Baroness Ewart-Biggs

My Lords, the Minister has spoken of the Bill's state of health. I agree that it has had a very rumbustious background. However, I remind him that it was not the fault of the promoters that it took five hours at Second Reading in another place and three days in Committee. It was because at that time the Government appeared to favour the Bill. It was only at the very last instance that it was talked out in another place and only the rump of the Bill remained.

Since the Bill was still called the Consumer Guarantees Bill when it came to this House, we thought it right to reinstate a consumer guarantee in it. That is exactly what we have done during the different stages in your Lordships' House. The Minister still opposes the idea that consumer guarantee legislation must contain a consumer guarantee within it. That is all these amendments seek.

I remind the Minister that the guarantee that we suggest is optional for suppliers. It is not inherent for a supplier to have a consumer guarantee. We have made it optional in the Bill. The Minister stated that the Bill is defective in technical terms. I remind him that we still have Third Reading. If he finds that there are technical faults he will have an opportunity to put them right at that stage.

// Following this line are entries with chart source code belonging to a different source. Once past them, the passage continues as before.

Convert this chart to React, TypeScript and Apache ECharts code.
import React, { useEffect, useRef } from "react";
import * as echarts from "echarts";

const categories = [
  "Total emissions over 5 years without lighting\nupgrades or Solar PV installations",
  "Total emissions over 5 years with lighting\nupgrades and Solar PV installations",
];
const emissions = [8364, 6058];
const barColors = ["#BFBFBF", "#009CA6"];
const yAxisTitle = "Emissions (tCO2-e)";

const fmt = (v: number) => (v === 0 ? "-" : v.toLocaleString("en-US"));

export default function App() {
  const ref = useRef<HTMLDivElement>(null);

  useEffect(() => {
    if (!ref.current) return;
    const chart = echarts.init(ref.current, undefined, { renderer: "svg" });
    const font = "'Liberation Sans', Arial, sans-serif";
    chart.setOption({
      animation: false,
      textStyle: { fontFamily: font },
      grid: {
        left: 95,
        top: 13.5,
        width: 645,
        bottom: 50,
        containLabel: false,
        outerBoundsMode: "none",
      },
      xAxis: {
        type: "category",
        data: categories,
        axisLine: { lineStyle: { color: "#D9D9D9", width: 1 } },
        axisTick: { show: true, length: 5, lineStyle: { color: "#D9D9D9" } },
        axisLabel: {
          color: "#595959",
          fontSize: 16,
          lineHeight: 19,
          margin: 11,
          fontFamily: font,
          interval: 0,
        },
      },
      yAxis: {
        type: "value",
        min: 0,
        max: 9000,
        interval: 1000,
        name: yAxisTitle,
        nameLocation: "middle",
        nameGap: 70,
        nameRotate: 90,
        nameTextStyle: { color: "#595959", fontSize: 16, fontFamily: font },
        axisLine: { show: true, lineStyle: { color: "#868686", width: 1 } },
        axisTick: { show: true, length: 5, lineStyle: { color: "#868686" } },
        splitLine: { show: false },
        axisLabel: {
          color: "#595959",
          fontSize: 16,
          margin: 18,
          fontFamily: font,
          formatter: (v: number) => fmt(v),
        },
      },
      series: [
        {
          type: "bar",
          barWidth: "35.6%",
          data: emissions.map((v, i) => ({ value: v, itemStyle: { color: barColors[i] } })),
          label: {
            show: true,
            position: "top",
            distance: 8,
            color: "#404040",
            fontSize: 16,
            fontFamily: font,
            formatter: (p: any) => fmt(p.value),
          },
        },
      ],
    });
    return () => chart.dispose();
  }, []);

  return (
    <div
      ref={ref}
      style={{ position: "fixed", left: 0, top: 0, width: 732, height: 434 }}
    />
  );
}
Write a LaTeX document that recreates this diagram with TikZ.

We have before us the Consumer Guarantees Bill. Unless it contains a consumer guarantee it will be a very contradictory Bill. I commend the amendment.

8.42 p.m.

On Question, Whether the said amendment (No. 1) shall be agreed to?

Their Lordships divided: Contents, 15; Not-Contents, 3.

Airedale, L. Hatch of Lusby, L.
Bonham-Carter, L. Jeger, B.
David, B. Listowel, E.
Dean of Beswick, L. [Teller] Meston, L.
Ewart-Biggs, B. Pitt of Hampstead, L.
Graham of Edmonton, L. Russell, E.
[Teller] Seear, B.
Grey, E. Tordoff, L.

8.49 p.m.

The Deputy Speaker (Lord Hayter)

My Lords, as it appears that fewer than 30 Lords have voted, in accordance with Standing Order No. 55 I declare the Question not decided and that further proceedings on the Bill stand adjourned.

House adjourned at ten minutes before nine o'clock.